# start of Raw data
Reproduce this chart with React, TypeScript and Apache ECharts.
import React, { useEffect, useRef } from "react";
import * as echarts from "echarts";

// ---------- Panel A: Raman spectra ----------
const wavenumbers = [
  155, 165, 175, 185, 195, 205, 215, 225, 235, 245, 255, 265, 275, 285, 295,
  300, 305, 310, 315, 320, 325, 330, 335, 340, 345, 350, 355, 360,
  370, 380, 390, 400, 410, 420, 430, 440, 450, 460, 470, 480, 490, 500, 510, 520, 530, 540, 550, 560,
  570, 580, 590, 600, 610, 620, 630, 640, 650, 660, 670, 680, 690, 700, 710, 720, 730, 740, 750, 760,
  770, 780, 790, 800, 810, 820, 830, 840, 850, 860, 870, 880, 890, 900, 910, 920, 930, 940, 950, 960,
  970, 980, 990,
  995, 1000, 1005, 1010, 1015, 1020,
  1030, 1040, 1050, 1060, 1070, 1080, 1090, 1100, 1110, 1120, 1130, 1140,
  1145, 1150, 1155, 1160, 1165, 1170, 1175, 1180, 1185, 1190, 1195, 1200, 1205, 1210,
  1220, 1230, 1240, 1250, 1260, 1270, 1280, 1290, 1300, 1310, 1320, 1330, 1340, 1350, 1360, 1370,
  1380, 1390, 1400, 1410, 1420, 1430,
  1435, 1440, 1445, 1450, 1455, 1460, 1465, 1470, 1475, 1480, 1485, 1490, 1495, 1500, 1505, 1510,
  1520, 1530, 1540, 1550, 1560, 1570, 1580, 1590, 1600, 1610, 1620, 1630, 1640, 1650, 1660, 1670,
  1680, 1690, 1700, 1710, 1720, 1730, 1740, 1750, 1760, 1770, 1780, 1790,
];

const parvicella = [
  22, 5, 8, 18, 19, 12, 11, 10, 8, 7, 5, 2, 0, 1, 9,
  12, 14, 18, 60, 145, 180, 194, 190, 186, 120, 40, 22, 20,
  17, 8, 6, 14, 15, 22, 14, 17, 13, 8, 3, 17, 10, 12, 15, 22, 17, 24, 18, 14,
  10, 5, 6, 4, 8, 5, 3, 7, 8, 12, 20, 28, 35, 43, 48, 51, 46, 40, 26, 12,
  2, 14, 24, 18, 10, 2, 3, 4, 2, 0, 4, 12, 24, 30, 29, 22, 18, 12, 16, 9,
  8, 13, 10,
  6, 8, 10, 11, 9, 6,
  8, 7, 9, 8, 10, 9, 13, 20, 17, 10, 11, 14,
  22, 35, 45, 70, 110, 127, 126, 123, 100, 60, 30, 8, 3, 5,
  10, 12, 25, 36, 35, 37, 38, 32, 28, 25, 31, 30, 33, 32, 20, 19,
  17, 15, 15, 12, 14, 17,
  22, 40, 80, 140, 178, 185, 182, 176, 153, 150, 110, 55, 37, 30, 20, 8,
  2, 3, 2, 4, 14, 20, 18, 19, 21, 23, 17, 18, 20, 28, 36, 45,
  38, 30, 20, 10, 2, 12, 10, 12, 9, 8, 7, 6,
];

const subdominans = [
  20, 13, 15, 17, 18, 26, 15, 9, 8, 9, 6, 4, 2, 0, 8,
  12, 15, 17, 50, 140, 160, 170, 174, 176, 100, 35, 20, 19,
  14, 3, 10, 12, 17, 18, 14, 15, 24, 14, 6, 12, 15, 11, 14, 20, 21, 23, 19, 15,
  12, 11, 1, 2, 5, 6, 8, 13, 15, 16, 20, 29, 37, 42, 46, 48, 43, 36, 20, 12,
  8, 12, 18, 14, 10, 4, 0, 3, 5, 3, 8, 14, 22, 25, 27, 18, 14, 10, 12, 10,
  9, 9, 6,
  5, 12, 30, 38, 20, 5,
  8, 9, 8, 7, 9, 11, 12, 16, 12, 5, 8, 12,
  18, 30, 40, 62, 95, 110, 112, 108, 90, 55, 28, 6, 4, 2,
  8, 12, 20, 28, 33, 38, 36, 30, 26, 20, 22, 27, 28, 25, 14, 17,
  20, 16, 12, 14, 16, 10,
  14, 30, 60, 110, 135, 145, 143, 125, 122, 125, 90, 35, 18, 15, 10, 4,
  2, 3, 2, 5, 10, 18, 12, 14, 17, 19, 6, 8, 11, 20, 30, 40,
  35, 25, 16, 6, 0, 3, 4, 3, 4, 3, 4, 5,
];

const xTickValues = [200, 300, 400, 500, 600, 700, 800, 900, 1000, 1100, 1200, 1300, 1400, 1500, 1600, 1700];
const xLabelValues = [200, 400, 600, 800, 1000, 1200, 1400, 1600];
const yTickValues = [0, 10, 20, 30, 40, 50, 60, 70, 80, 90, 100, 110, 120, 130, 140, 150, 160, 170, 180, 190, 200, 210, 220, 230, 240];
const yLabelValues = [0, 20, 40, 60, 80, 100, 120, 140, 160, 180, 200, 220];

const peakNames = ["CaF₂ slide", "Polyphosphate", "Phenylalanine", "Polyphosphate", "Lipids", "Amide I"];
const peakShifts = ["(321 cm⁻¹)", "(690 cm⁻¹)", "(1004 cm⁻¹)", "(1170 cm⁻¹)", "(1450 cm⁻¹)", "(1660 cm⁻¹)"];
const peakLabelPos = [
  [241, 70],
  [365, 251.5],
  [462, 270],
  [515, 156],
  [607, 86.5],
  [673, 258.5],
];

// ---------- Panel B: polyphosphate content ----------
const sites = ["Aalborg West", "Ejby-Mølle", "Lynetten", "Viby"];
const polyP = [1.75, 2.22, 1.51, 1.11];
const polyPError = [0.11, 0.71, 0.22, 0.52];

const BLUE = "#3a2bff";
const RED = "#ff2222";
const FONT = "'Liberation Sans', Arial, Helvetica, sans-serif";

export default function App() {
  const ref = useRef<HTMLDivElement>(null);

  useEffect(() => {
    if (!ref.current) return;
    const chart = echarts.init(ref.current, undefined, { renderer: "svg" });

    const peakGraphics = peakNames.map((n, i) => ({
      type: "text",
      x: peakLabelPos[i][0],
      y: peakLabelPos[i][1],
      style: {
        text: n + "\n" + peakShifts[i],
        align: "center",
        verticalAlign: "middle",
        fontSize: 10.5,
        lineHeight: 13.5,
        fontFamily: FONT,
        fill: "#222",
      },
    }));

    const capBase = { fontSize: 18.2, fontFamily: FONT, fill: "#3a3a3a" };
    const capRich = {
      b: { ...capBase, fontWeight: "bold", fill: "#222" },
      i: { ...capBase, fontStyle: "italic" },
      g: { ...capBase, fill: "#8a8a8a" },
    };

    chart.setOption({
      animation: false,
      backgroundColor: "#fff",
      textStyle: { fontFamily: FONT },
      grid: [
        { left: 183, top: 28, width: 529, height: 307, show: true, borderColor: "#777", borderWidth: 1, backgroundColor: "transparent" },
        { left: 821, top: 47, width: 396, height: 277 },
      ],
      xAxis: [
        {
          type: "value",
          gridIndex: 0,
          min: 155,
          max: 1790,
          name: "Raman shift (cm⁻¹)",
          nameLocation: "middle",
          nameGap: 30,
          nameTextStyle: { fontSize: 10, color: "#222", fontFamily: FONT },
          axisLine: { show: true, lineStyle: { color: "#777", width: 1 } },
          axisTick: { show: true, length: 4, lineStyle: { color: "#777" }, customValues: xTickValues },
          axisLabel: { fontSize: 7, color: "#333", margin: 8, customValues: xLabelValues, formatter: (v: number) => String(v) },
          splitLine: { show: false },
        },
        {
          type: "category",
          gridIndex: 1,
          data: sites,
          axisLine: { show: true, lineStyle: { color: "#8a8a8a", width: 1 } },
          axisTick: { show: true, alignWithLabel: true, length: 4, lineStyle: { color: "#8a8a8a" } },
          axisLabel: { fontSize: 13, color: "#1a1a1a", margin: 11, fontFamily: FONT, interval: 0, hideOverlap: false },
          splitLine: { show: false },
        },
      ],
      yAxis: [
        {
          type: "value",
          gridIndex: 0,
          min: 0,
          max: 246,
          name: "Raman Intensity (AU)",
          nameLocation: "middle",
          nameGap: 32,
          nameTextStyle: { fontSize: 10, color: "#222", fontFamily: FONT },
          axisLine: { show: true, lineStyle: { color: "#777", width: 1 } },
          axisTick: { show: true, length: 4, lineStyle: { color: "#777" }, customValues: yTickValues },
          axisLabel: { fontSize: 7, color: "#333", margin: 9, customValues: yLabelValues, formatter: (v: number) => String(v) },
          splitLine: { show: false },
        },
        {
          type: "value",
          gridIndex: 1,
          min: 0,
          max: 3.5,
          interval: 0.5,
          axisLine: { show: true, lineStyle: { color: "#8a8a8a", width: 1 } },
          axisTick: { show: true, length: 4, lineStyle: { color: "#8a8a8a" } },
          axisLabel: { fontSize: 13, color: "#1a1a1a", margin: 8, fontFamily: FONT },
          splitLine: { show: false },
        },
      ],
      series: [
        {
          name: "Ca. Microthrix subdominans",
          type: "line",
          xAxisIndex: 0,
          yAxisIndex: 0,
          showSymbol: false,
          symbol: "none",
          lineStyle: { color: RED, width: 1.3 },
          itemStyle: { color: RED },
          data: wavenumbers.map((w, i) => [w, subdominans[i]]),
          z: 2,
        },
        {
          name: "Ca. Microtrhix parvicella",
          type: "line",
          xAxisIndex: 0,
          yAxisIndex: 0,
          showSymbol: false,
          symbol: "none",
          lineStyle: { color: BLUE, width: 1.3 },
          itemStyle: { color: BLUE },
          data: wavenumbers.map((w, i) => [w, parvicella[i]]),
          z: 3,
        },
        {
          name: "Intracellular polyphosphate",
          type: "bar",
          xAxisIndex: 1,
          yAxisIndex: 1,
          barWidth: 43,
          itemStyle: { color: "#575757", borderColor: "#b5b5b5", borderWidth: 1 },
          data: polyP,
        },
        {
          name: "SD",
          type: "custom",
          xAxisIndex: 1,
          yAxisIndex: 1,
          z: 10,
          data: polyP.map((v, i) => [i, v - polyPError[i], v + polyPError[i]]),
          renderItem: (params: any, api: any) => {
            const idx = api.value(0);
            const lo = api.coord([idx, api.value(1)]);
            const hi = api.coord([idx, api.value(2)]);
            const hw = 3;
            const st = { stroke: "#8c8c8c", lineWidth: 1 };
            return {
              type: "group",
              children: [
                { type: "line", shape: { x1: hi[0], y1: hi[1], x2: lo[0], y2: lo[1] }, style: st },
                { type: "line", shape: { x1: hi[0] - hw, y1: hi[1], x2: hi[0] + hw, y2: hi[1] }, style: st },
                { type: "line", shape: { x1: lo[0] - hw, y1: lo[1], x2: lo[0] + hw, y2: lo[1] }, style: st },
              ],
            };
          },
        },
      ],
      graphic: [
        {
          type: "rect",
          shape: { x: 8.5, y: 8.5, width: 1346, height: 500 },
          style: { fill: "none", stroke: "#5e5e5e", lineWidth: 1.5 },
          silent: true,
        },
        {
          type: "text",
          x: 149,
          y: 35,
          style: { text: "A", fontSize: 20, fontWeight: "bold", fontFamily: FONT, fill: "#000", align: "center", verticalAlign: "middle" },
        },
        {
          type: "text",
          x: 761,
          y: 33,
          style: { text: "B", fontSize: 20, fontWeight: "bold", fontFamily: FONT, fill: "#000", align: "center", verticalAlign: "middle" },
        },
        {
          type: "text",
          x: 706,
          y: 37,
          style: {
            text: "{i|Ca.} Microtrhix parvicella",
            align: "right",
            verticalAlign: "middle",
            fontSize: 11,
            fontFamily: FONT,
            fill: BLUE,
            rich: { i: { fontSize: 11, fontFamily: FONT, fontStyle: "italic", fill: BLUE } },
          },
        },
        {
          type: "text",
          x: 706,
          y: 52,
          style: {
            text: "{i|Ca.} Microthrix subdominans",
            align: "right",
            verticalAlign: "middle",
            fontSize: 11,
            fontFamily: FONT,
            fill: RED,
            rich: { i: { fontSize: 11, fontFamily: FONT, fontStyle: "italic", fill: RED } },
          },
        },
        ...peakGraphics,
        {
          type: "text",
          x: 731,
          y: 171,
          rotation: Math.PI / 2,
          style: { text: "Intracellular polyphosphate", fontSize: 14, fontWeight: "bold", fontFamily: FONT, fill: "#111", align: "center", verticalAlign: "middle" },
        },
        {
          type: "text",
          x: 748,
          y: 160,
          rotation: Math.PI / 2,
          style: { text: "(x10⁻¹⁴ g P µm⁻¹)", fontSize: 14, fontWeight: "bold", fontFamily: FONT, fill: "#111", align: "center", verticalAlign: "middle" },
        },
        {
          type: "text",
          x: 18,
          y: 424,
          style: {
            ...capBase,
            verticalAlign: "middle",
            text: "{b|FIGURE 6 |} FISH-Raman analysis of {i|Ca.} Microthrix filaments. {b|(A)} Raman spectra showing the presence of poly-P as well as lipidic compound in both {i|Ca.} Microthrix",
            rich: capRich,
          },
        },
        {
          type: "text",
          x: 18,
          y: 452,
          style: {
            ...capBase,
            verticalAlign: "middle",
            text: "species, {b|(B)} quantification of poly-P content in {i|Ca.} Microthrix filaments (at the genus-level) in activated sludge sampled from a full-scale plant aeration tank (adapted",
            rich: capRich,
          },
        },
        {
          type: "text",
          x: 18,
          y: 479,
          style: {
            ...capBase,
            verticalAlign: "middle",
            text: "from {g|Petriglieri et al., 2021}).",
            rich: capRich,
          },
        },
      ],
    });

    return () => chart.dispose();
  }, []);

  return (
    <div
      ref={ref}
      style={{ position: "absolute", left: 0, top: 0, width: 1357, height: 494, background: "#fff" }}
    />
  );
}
# end of Raw data
### Task prompt
Set down, exactly as written, each line of the data from its opening line through the one containing "import * as". Output nothing more.

### Answer to the problem
Reproduce this chart with React, TypeScript and Apache ECharts.
import React, { useEffect, useRef } from "react";
import * as echarts from "echarts";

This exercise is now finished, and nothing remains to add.